The competitive case is just as important as the financial one. The 5-on-5 format is not a gimmick; IFAF says women’s flag football moved from 7-on-7 to 5-on-5 in 2006 and that the setup remains the standard today. That alignment gives WFS1 a cleaner line to the sport’s highest levels, especially with flag football set to make its Olympic debut at LA28, where men’s and women’s tournaments will run July 15-22, 2028, at Exposition Park Stadium in Los Angeles.

The pathway is getting more formal everywhere else too. IFAF says the world’s top 16 men’s and women’s national teams will compete in the 2026 Flag Football World Championships, while the LA28 qualification system awards quota places to the three highest-placed teams in the Olympic Qualifier Series for each gender. That backdrop gives Tampa a bigger meaning: it is not just about one roster, but about whether a pro product can sit alongside the sport’s rising international calendar.

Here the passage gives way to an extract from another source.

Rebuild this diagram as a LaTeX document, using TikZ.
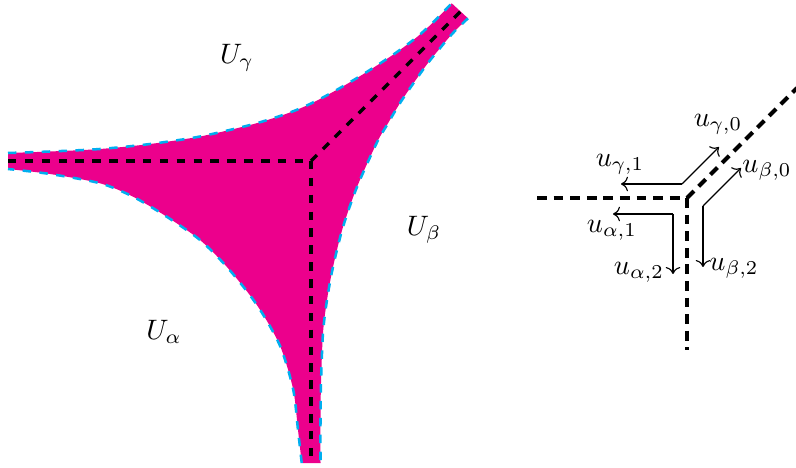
\documentclass[tikz,border=0pt]{standalone}
\usetikzlibrary{arrows.meta}
\definecolor{mag}{RGB}{236,0,140}
\definecolor{cyn}{RGB}{0,174,239}
\begin{document}
\begin{tikzpicture}[x=0.0125cm,y=-0.0125cm,
  axis/.style={black, line width=1.2pt, dash pattern=on 3pt off 3pt},
  axisR/.style={black, line width=1.5pt, dash pattern=on 3.5pt off 2.4pt},
  rim/.style={cyn, line width=0.9pt, dash pattern=on 3pt off 3pt},
  arr/.style={->, line width=0.4pt},
  lab/.style={inner sep=1pt}]
\useasboundingbox (0,0) rectangle (796,468);
% magenta region
\fill[mag]
  plot[smooth] coordinates {(8,153) (50,151.5) (100,149) (150,144) (200,136.5) (250,125) (280,116) (300,108.5) (320,99) (347,84) (373,68) (397,52) (417,37) (434,21.5) (451.7,3.3)}
  -- plot[smooth] coordinates {(468,18.3) (453,33) (438.5,50) (425,67) (402,100) (387,125) (376.7,143) (357,187) (343,227) (333,267) (327,300) (323,333) (321,383) (320.5,420) (320.5,463)}
  -- plot[smooth] coordinates {(301.7,463) (298,430) (293.3,390) (281.7,350) (268.3,323.3) (252,298) (226.7,266.7) (200,240) (166.7,216.7) (133,196.7) (100,183.3) (50,174) (8,169)}
  -- cycle;
\draw[rim] plot[smooth] coordinates {(8,153) (50,151.5) (100,149) (150,144) (200,136.5) (250,125) (280,116) (300,108.5) (320,99) (347,84) (373,68) (397,52) (417,37) (434,21.5) (451.7,3.3)};
\draw[rim] plot[smooth] coordinates {(468,18.3) (453,33) (438.5,50) (425,67) (402,100) (387,125) (376.7,143) (357,187) (343,227) (333,267) (327,300) (323,333) (321,383) (320.5,420) (320.5,463)};
\draw[rim] plot[smooth] coordinates {(301.7,463) (298,430) (293.3,390) (281.7,350) (268.3,323.3) (252,298) (226.7,266.7) (200,240) (166.7,216.7) (133,196.7) (100,183.3) (50,174) (8,169)};
% left axes
\coordinate (C) at (311,161);
\coordinate (L) at (8,161);
\coordinate (B) at (311,463);
\coordinate (T) at (461,11);
\draw[axis] (L) -- (C);
\draw[axis] (C) -- (B);
\draw[axis] (C) -- (T);
% region labels
\node (Ug) at (237,58) {$U_\gamma$};
\node (Ub) at (424,230) {$U_\beta$};
\node (Ua) at (164,332) {$U_\alpha$};
% right axes
\coordinate (C2) at (687,198);
\coordinate (L2) at (537,198);
\coordinate (B2) at (687,350);
\coordinate (T2) at (797,88);
\draw[axisR] (L2) -- (C2);
\draw[axisR] (C2) -- (B2);
\draw[axisR] (C2) -- (T2);
% arrows
\coordinate (g) at (682,184);
\coordinate (g1) at (621,184);
\coordinate (g0) at (719,147);
\coordinate (b) at (703,206);
\coordinate (b0) at (741,168);
\coordinate (b2) at (703,267);
\coordinate (a) at (673,214);
\coordinate (a1) at (613,214);
\coordinate (a2) at (673,274);
\draw[arr] (g) -- (g1);
\draw[arr] (g) -- (g0);
\draw[arr] (b) -- (b0);
\draw[arr] (b) -- (b2);
\draw[arr] (a) -- (a1);
\draw[arr] (a) -- (a2);
\node[lab] (ug1) at (620,164) {$u_{\gamma,1}$};
\node[lab] (ug0) at (718,124) {$u_{\gamma,0}$};
\node[lab] (ub0) at (767,170) {$u_{\beta,0}$};
\node[lab] (ub2) at (734,268) {$u_{\beta,2}$};
\node[lab] (ua1) at (612,230) {$u_{\alpha,1}$};
\node[lab] (ua2) at (639,272) {$u_{\alpha,2}$};
\end{tikzpicture}
\end{document}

Founder Phil Cutler is a central figure in that push. McGill Athletics described him as the founder, head coach and quarterback of KGP Elite Flag Football, a program launched in 2023 that reached a top-eight world ranking and played at the iFlag World Championships. McGill also named him head coach of its women’s flag football program in May 2026. His public role across club and college settings gives WFS1 a built-in credibility test: can one event help establish a market for women’s flag football that pays athletes, draws viewers and keeps enough momentum to return?